**Task details**.
Output each entry that follows exactly. Images stay out.

[Records with drawing code]
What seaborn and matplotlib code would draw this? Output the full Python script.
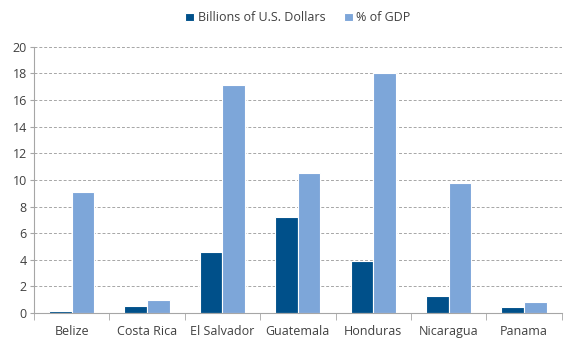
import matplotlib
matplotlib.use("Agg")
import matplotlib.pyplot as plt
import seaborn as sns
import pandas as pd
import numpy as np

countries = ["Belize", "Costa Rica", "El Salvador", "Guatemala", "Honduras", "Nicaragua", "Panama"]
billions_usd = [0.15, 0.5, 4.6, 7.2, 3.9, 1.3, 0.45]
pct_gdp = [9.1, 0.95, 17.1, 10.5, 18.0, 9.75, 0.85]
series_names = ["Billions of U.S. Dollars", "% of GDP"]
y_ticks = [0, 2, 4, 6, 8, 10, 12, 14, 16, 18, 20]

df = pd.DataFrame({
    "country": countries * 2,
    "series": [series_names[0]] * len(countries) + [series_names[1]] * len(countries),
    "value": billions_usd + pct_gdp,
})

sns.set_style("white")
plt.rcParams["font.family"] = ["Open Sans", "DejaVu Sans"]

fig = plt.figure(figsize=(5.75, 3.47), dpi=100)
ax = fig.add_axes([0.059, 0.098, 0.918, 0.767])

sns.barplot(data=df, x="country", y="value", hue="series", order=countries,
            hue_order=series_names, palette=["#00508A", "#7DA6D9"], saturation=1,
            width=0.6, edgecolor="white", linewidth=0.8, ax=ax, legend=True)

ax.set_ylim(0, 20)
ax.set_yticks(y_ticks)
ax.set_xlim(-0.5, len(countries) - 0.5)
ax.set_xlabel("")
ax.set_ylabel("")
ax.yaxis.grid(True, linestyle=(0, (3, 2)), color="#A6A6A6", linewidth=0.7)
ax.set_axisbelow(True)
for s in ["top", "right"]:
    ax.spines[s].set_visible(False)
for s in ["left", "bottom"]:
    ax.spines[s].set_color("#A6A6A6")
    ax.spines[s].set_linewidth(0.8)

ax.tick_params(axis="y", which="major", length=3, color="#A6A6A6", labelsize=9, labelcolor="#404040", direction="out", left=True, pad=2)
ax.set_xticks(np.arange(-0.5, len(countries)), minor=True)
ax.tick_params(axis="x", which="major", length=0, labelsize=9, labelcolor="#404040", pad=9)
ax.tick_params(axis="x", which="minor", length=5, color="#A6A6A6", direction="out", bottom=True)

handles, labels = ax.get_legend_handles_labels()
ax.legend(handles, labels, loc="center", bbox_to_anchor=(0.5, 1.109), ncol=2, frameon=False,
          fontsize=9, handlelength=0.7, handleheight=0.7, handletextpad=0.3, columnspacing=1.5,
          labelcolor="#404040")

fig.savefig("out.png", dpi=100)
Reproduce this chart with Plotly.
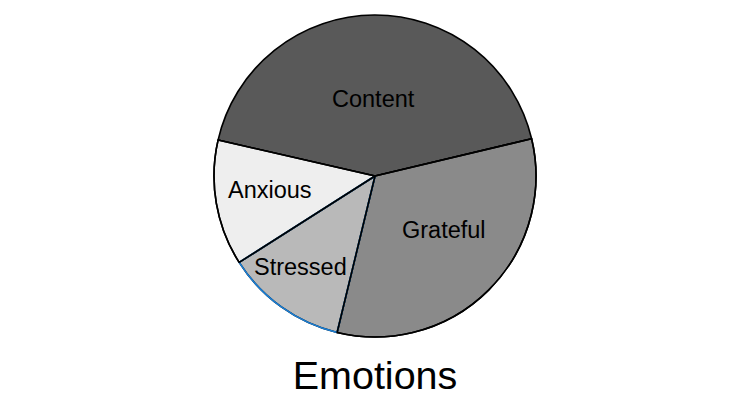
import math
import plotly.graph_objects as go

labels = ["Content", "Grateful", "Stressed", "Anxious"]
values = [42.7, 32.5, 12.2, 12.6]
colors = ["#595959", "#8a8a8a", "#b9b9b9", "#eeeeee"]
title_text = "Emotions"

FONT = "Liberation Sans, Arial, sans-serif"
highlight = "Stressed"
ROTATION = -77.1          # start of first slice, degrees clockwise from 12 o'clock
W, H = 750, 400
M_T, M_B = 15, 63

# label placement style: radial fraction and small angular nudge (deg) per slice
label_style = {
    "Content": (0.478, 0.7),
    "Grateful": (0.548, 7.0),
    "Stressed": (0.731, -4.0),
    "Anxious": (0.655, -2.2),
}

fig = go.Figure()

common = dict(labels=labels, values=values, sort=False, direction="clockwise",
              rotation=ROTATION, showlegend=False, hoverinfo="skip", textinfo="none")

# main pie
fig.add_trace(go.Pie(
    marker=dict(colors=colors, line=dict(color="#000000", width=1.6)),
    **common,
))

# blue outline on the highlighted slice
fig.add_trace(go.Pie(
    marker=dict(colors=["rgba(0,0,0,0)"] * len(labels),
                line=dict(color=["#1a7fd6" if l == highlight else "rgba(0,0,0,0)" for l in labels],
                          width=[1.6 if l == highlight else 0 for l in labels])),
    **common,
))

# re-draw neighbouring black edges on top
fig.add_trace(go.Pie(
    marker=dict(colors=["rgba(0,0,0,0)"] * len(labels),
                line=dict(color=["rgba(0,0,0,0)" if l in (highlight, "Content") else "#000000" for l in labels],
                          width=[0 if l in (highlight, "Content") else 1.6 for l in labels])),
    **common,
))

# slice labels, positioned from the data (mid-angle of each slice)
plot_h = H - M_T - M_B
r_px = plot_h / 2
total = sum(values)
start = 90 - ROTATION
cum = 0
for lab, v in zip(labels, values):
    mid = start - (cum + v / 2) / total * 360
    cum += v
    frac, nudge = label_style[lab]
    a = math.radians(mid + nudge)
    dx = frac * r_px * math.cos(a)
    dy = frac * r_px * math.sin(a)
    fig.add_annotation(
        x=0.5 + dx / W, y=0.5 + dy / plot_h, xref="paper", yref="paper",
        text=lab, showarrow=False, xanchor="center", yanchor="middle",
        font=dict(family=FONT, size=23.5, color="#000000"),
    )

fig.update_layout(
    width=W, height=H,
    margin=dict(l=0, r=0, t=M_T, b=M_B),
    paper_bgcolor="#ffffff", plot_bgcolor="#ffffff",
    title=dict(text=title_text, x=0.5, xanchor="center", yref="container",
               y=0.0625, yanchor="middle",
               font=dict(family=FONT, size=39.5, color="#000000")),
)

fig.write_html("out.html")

**Solution for this problem**.
What seaborn and matplotlib code would draw this? Output the full Python script.
import matplotlib
matplotlib.use("Agg")
import matplotlib.pyplot as plt
import seaborn as sns
import pandas as pd
import numpy as np

countries = ["Belize", "Costa Rica", "El Salvador", "Guatemala", "Honduras", "Nicaragua", "Panama"]
billions_usd = [0.15, 0.5, 4.6, 7.2, 3.9, 1.3, 0.45]
pct_gdp = [9.1, 0.95, 17.1, 10.5, 18.0, 9.75, 0.85]
series_names = ["Billions of U.S. Dollars", "% of GDP"]
y_ticks = [0, 2, 4, 6, 8, 10, 12, 14, 16, 18, 20]

df = pd.DataFrame({
    "country": countries * 2,
    "series": [series_names[0]] * len(countries) + [series_names[1]] * len(countries),
    "value": billions_usd + pct_gdp,
})

sns.set_style("white")
plt.rcParams["font.family"] = ["Open Sans", "DejaVu Sans"]

fig = plt.figure(figsize=(5.75, 3.47), dpi=100)
ax = fig.add_axes([0.059, 0.098, 0.918, 0.767])

sns.barplot(data=df, x="country", y="value", hue="series", order=countries,
            hue_order=series_names, palette=["#00508A", "#7DA6D9"], saturation=1,
            width=0.6, edgecolor="white", linewidth=0.8, ax=ax, legend=True)

ax.set_ylim(0, 20)
ax.set_yticks(y_ticks)
ax.set_xlim(-0.5, len(countries) - 0.5)
ax.set_xlabel("")
ax.set_ylabel("")
ax.yaxis.grid(True, linestyle=(0, (3, 2)), color="#A6A6A6", linewidth=0.7)
ax.set_axisbelow(True)
for s in ["top", "right"]:
    ax.spines[s].set_visible(False)
for s in ["left", "bottom"]:
    ax.spines[s].set_color("#A6A6A6")
    ax.spines[s].set_linewidth(0.8)

ax.tick_params(axis="y", which="major", length=3, color="#A6A6A6", labelsize=9, labelcolor="#404040", direction="out", left=True, pad=2)
ax.set_xticks(np.arange(-0.5, len(countries)), minor=True)
ax.tick_params(axis="x", which="major", length=0, labelsize=9, labelcolor="#404040", pad=9)
ax.tick_params(axis="x", which="minor", length=5, color="#A6A6A6", direction="out", bottom=True)

handles, labels = ax.get_legend_handles_labels()
ax.legend(handles, labels, loc="center", bbox_to_anchor=(0.5, 1.109), ncol=2, frameon=False,
          fontsize=9, handlelength=0.7, handleheight=0.7, handletextpad=0.3, columnspacing=1.5,
          labelcolor="#404040")

fig.savefig("out.png", dpi=100)
Reproduce this chart with Plotly.
import math
import plotly.graph_objects as go

labels = ["Content", "Grateful", "Stressed", "Anxious"]
values = [42.7, 32.5, 12.2, 12.6]
colors = ["#595959", "#8a8a8a", "#b9b9b9", "#eeeeee"]
title_text = "Emotions"

FONT = "Liberation Sans, Arial, sans-serif"
highlight = "Stressed"
ROTATION = -77.1          # start of first slice, degrees clockwise from 12 o'clock
W, H = 750, 400
M_T, M_B = 15, 63

# label placement style: radial fraction and small angular nudge (deg) per slice
label_style = {
    "Content": (0.478, 0.7),
    "Grateful": (0.548, 7.0),
    "Stressed": (0.731, -4.0),
    "Anxious": (0.655, -2.2),
}

fig = go.Figure()

common = dict(labels=labels, values=values, sort=False, direction="clockwise",
              rotation=ROTATION, showlegend=False, hoverinfo="skip", textinfo="none")

# main pie
fig.add_trace(go.Pie(
    marker=dict(colors=colors, line=dict(color="#000000", width=1.6)),
    **common,
))

# blue outline on the highlighted slice
fig.add_trace(go.Pie(
    marker=dict(colors=["rgba(0,0,0,0)"] * len(labels),
                line=dict(color=["#1a7fd6" if l == highlight else "rgba(0,0,0,0)" for l in labels],
                          width=[1.6 if l == highlight else 0 for l in labels])),
    **common,
))

# re-draw neighbouring black edges on top
fig.add_trace(go.Pie(
    marker=dict(colors=["rgba(0,0,0,0)"] * len(labels),
                line=dict(color=["rgba(0,0,0,0)" if l in (highlight, "Content") else "#000000" for l in labels],
                          width=[0 if l in (highlight, "Content") else 1.6 for l in labels])),
    **common,
))

# slice labels, positioned from the data (mid-angle of each slice)
plot_h = H - M_T - M_B
r_px = plot_h / 2
total = sum(values)
start = 90 - ROTATION
cum = 0
for lab, v in zip(labels, values):
    mid = start - (cum + v / 2) / total * 360
    cum += v
    frac, nudge = label_style[lab]
    a = math.radians(mid + nudge)
    dx = frac * r_px * math.cos(a)
    dy = frac * r_px * math.sin(a)
    fig.add_annotation(
        x=0.5 + dx / W, y=0.5 + dy / plot_h, xref="paper", yref="paper",
        text=lab, showarrow=False, xanchor="center", yanchor="middle",
        font=dict(family=FONT, size=23.5, color="#000000"),
    )

fig.update_layout(
    width=W, height=H,
    margin=dict(l=0, r=0, t=M_T, b=M_B),
    paper_bgcolor="#ffffff", plot_bgcolor="#ffffff",
    title=dict(text=title_text, x=0.5, xanchor="center", yref="container",
               y=0.0625, yanchor="middle",
               font=dict(family=FONT, size=39.5, color="#000000")),
)

fig.write_html("out.html")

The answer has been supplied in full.